A lista de dimensões de Hofstede é por certo generalista e muitos dirão limitativa, mas extremamente útil aquando queremos compreender a razões por detrás das escolhas politicas, da história, e mesmo da visão que cada país tem de si e do mundo. É uma ferramenta muito útil quando se viaja em negócios ou em lazer a um país estrangeiro. 


Quando analisamos Portugal verificamos que o país obtém um valor médio no que respeita à distância ao poder, certo que existem muitas desigualdades mas a sociedade não aceita muito bem essas desigualdades e é muitas vezes critica das mesmas. Pena ser tão passiva em relação a isso.  Quanto à segunda dimensão somos um país bastante colectivista, temos a necessidade de pertencer a um grupo, colectividade, religião, etc. Nada de negativo nisto, mas o reverso da medalha é a nossa falta de capacidade de auto-responsabilização, o fugir aos deveres, o pensar por si mesmo. Um dos factores positivos que Portugal aparenta ter é uma alto índice de feminilidade, onde a cooperação e a qualidade de vida são valores que a sociedade portuguesa em geral preza, e a participação das mulheres na sociedade (já de si ancestralmente matriarcal) é elevada.  Já a modéstia… O valor onde Portugal apenas é batido pela Grécia é o da Aversão à incerteza. A intolerância por pessoas ou ideias diferentes não espantará muitos, ainda somos um país periférico onde tudo o que foge à norma é apontado a dedo, não raras vezes escarnecido e na maioria das vezes ostracizado. Em Portugal, tanto quanto sei, dá-se muita importância ao que os vizinhos pensam de nós. O uso de cartão de identidade é obrigatório, assim como o uso de outros cartões. Em Portugal as carteiras andam cheias de cartões alimentadores da máquina burocrática mas vazias de dinheiro alimentador das bocas e do bem-estar. Finalmente na orientação a longo-prazo Portugal marca pouquíssimos pontos. Perdemos a capacidade de poupar, buscamos as verdades absolutas, nem que seja à força de teorias da conspiração, onde muitas vezes ambas não existem, e estamos agarrados às tradições, às velhas ideias, nem sabemos bem porquê, talvez porque assim (pensamos que) controlamos o futuro, quando afinal estamos à mercê do mesmo e das voltas que a roda da vida dá. Outro dos factores dos países com visão a curto-prazo é o pouco valor que dão à educação e ao investimento na mesma (afinal, têm dificuldades em poupar). Os resultados estão à vista…

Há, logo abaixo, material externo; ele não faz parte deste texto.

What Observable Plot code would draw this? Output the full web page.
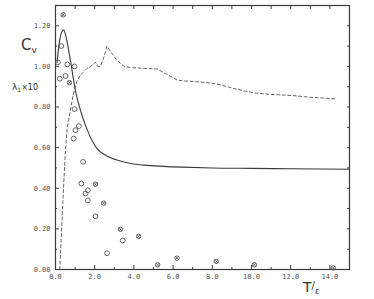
<!DOCTYPE html>
<html><head><meta charset="utf-8">
<script src="https://cdn.jsdelivr.net/npm/d3@7"></script>
<script src="https://cdn.jsdelivr.net/npm/@observablehq/plot@0.6"></script>
<style>
html,body{margin:0;padding:0;background:#fff;}
#chart{position:relative;width:374px;height:299px;}
</style>
</head><body><div id="chart"></div>
<script>
// Cv (solid curve)
const cvT   = [0.08, 0.2, 0.3, 0.42, 0.55, 0.76, 1.02, 1.27, 1.61, 2.12, 2.6, 3.1, 3.82, 4.5, 5.5, 6.5, 8.0, 10.0, 12.0, 15.0];
const cvVal = [1.02, 1.12, 1.165, 1.18, 1.14, 1.03, 0.88, 0.785, 0.69, 0.595, 0.56, 0.54, 0.522, 0.514, 0.508, 0.504, 0.50, 0.498, 0.496, 0.494];
// lambda1 x 10 (dashed curve)
const lamT   = [0.22, 0.34, 0.42, 0.51, 0.6, 0.76, 0.9, 1.1, 1.3, 1.6, 1.8, 2.04, 2.15, 2.29, 2.45, 2.63, 2.9, 3.14, 3.5, 3.82, 4.5, 5.18, 5.6, 6.0, 6.2, 6.6, 7.2, 8.0, 8.4, 9.07, 9.6, 10.27, 11.0, 11.46, 12.3, 12.98, 13.6, 14.26];
const lamVal = [0.0, 0.26, 0.42, 0.59, 0.70, 0.785, 0.86, 0.93, 0.96, 0.99, 1.0, 1.02, 1.0, 1.0, 1.04, 1.10, 1.06, 1.03, 1.0, 0.995, 0.99, 0.988, 0.965, 0.945, 0.933, 0.928, 0.925, 0.917, 0.91, 0.892, 0.88, 0.868, 0.862, 0.86, 0.855, 0.848, 0.845, 0.84];
// open circles
const circT   = [0.30, 0.12, 0.60, 0.97, 0.22, 0.51, 0.97, 1.02, 1.19, 0.93, 1.41, 1.32, 1.53, 1.65, 1.65, 2.04, 3.43, 2.63];
const circVal = [1.10, 1.02, 1.01, 1.00, 0.94, 0.953, 0.79, 0.686, 0.706, 0.645, 0.53, 0.423, 0.374, 0.39, 0.34, 0.262, 0.143, 0.08];
// starred circles
const starT   = [0.39, 0.71, 2.04, 2.46, 3.31, 4.24, 5.21, 6.2, 8.2, 10.15, 14.17];
const starVal = [1.254, 0.92, 0.42, 0.327, 0.198, 0.163, 0.023, 0.056, 0.04, 0.023, 0.008];
// ticks
const xTicks = [0, 2, 4, 6, 8, 10, 12, 14];
const xTickLabels = ["0.0", "2.0", "4.0", "6.0", "8.0", "10.0", "12.0", "14.0"];
const xMinor = [1, 3, 5, 7, 9, 11, 13];
const yTicks = [0, 0.2, 0.4, 0.6, 0.8, 1.0, 1.2];
const yTickLabels = ["0.00", "0.20", "0.40", "0.60", "0.80", "1.00", "1.20"];
const yMinor = [0.1, 0.3, 0.5, 0.7, 0.9, 1.1];

const cv = cvT.map((t, i) => ({t, v: cvVal[i]}));
const lam = lamT.map((t, i) => ({t, v: lamVal[i]}));
const circ = circT.map((t, i) => ({t, v: circVal[i]}));
const star = starT.map((t, i) => ({t, v: starVal[i]}));

const ink = "#3a3a3a";
const plot = Plot.plot({
  width: 374, height: 299,
  marginLeft: 55, marginRight: 25, marginTop: 5, marginBottom: 30,
  style: {fontFamily: "DejaVu Sans Mono", fontSize: "7px", color: "#555", background: "#fff"},
  x: {domain: [0, 15], label: null},
  y: {domain: [0, 1.3], label: null},
  marks: [
    Plot.frame({stroke: ink, strokeWidth: 1.2}),
    Plot.axisX(xTicks, {anchor: "bottom", tickSize: -4, tickPadding: 9, tickFormat: (d, i) => xTickLabels[i], stroke: ink}),
    Plot.axisX(xMinor, {anchor: "bottom", tickSize: -2, text: null, stroke: ink}),
    Plot.axisX(d3.range(0, 16, 1), {anchor: "top", tickSize: -3, text: null, stroke: ink}),
    Plot.axisY(yTicks, {anchor: "left", tickSize: -4, tickPadding: 9, tickFormat: (d, i) => yTickLabels[i], stroke: ink}),
    Plot.axisY(yMinor, {anchor: "left", tickSize: -2, text: null, stroke: ink}),
    Plot.axisY(d3.range(0, 1.31, 0.1), {anchor: "right", tickSize: -3, text: null, stroke: ink}),
    Plot.line(cv, {x: "t", y: "v", stroke: ink, strokeWidth: 1.1, curve: "monotone-x"}),
    Plot.line(lam, {x: "t", y: "v", stroke: "#555", strokeWidth: 0.9, strokeDasharray: "3,2.5", curve: "linear"}),
    Plot.dot(circ, {x: "t", y: "v", r: 2.4, stroke: "#555", strokeWidth: 0.9, fill: "none"}),
    Plot.dot(star, {x: "t", y: "v", r: 2.2, stroke: "#555", strokeWidth: 0.9, fill: "none"}),
    Plot.dot(star, {x: "t", y: "v", r: 1.6, symbol: "times", stroke: "#555", strokeWidth: 0.8})
  ]
});
document.getElementById("chart").appendChild(plot);

const svg = d3.select(plot);
const lab = svg.append("g").attr("fill", "#333").attr("font-family", "DejaVu Sans").attr("text-anchor", "start");
const cvLab = lab.append("text").attr("x", 21).attr("y", 50).attr("font-size", 15);
cvLab.append("tspan").text("C");
cvLab.append("tspan").attr("font-size", 9).attr("dy", 3).text("v");
const lamLab = lab.append("text").attr("x", 12).attr("y", 90).attr("font-size", 9);
lamLab.append("tspan").text("λ");
lamLab.append("tspan").attr("font-size", 6).attr("dy", 2).text("1");
lamLab.append("tspan").attr("font-size", 8).attr("dy", -2).text("×10");
const tLab = lab.append("text").attr("x", 303).attr("y", 292).attr("font-size", 14);
tLab.append("tspan").text("T");
tLab.append("tspan").attr("font-size", 10).attr("dy", -3).text("/");
tLab.append("tspan").attr("font-size", 8).attr("dy", 5).text("ε");
</script>
</body></html>
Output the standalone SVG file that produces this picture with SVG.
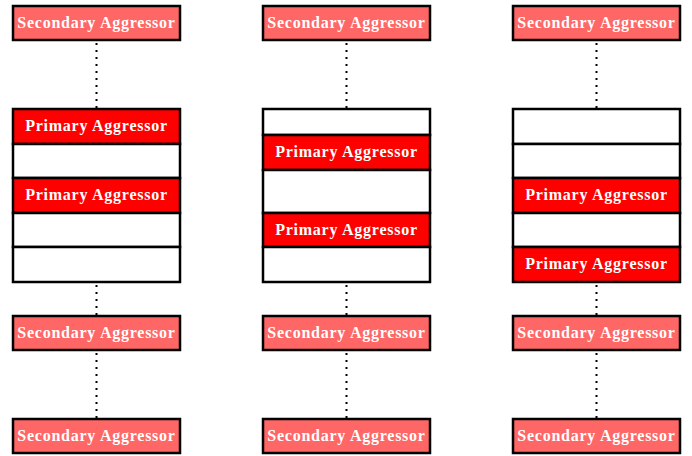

Penso que são estas duas últimas dimensões que precisam de ser repensadas no nosso país por cada indivíduo, isto se se conseguirem afastar um pouco do colectivismo. São elas que dão razão aos leitores de Ramalho Ortigão e Eça de Queirós que facilmente se apercebem o quão Portugal pouco mudou em mais de cem anos, mesmo que os sociólogos digam o contrário. São elas que empenam as engrenagens e nos fazem dar tiros nos pés. São essas mesmas dimensões (e aqui também o talvez excessivo colectivismo) que nos obriga a levar com esta “democracia” de caciques e seguidistas, onde independência pensamento e de voto é coisa realmente desconhecida, ou atabalhoadamente colocada de parte. São elas que nos retiram o orgulho de sermos portugueses, que nos fazem parecer patéticos e pouco convictos aos olhos do mundo. As dimensões de Hofstede não são imutáveis como certas “verdades”que por aí pululam. Elas mudam, mas só com o tempo e a vontade dos povos. E isso leva muito tempo. É um investimento a longo prazo que cada individuo tem de fazer e nada nos garante que, no futuro resulte. Mas temos de perder o medo.